When I asked why he [the narrator's friend who wants to ransom the portrait of his grandfather] did not get in touch with the museum, he replied that he had written several times, but had never received an answer.
(The Visit to the Museum, written in the fall, 1938, and published next year in Sovremennye Zapiski)
 
Pisat' k praottsam (to write to one's forefathers) is a common euphemism for "to die." In Pushkin's Eugene Onegin (Eight: XXXII: 1-3) Onegin, in love with Princess N.,
 
beforehand
is ready to his forefathers [ko pradedam] to write
of an impending meeting.
 
"What can I do for you?" he [M. Godard, the museum's director] asked, throwing the letter he had just sealed into the wastebasket.

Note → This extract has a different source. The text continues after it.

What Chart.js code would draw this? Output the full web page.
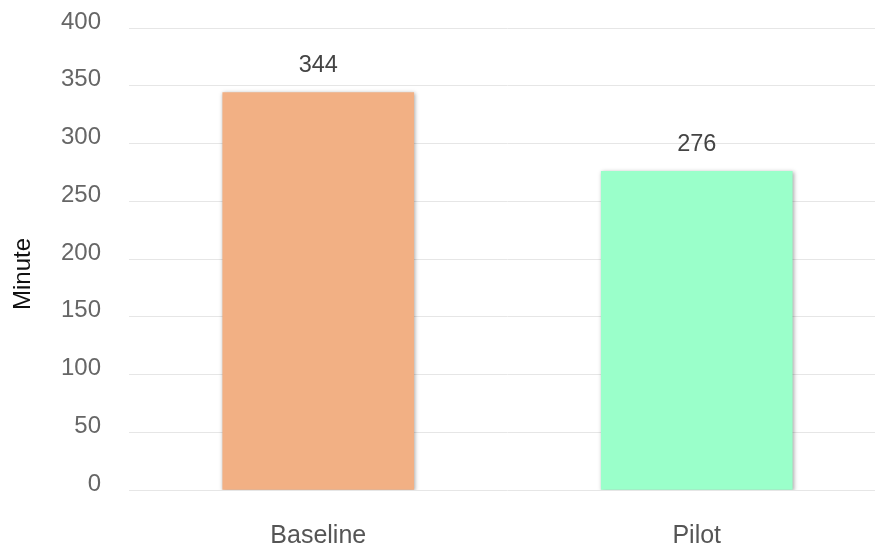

Small wonder that the narrator's friend never received an answer from the museum.
 
Like Matt Roth, I always had doubts as to whether the narrator managed to escape the tires of a furious red bus.
 
In his remarkable article Pushkinskiy fon rasskaza Nabokova "Poseshchenie muzeya" (The Pushkin Background of Nabokov's story The Visit to the Museum, Nabokovskiy vestnik, # 1, 1998, pp. 66-71) Vadim Stark compares the narrator of VN's story to Hermann, the mad gambler in Pushkin's Queen of Spades (1833), and to the hero of Jacques Offenbach's opéra bouffon* Orpheus in the Underworld (1858). A Russian Nobleman portrayed by Leroy "bore a likeness to Offenbach." Stark points out the similarity of Offenbach's portraits to those of Dmitri Nikolaevich Nabokov, VN's grandfather who died in his pied-à-terre on the Palace Quay in St. Petersburg (but thinking he was still in Nice) "at the time of the Russo-Japanese War:"
 
...and a bit of house wall that could be just glimpsed from the window was painted a brilliant white, so every time he [DNN] rereverted to a state of comparative lucidity he found himself safe on the illusory Riviera artistically staged by my mother; and there, on 28 March 1904, exactly eighteen years before my father, day for day, he peacefully died. (Speak, Memory, Chapter Three, 1)
 
The portrait of the grandfather of the narrator's friend is by Gustave Leroy. As pointed out by Stark, the watchmaker Pierre Leroy (1717-85) is mentioned in The Queen of Spades:
 
Two portraits, painted in Paris by Mme. Lebrun, hang on the wall [of the old Countess's bedroom]. One of them showed a man about forty years old, red-faced and portly, wearing a light green coat with a star; the other a beautiful young woman with an aquiline nose, with her hair combed back over her temples, and with a rose in her powdered locks. Every nook and corner was crowded with china shepherdesses, table clocks made by the famous Leroy, little boxes, bandalores, fans, and diverse other ladies’ toys invented at the end of the last century, along with Montgolfier’s balloon and Mesmer’s magnetism. (chapter III)
 
Pushkin's "St. Petersburg Tales" - particularly The Queen of Spades - are also important in LATH, whose narrator and main harlequin, Vadim Vadimovich N. (son of Count Starov?), visits Leningrad (the Soviet hell to him) and manages to return to Paris. According to V. V., "the I of the book can not die in the book."
 
*Misteriya buff (Mystery Bouffe, 1918) is a play in verse by VN's "late namesake," V. V. Mayakovski. According to Stark, Montisert hints at Monte Carlo. In his poem Monte Carlo (1929) Mayakovski mentions eighty-seven-year-old Queens of Spades and calls the inhabitants of the city poganen'kie montekarliki ("vile dwarfish Montecarlians").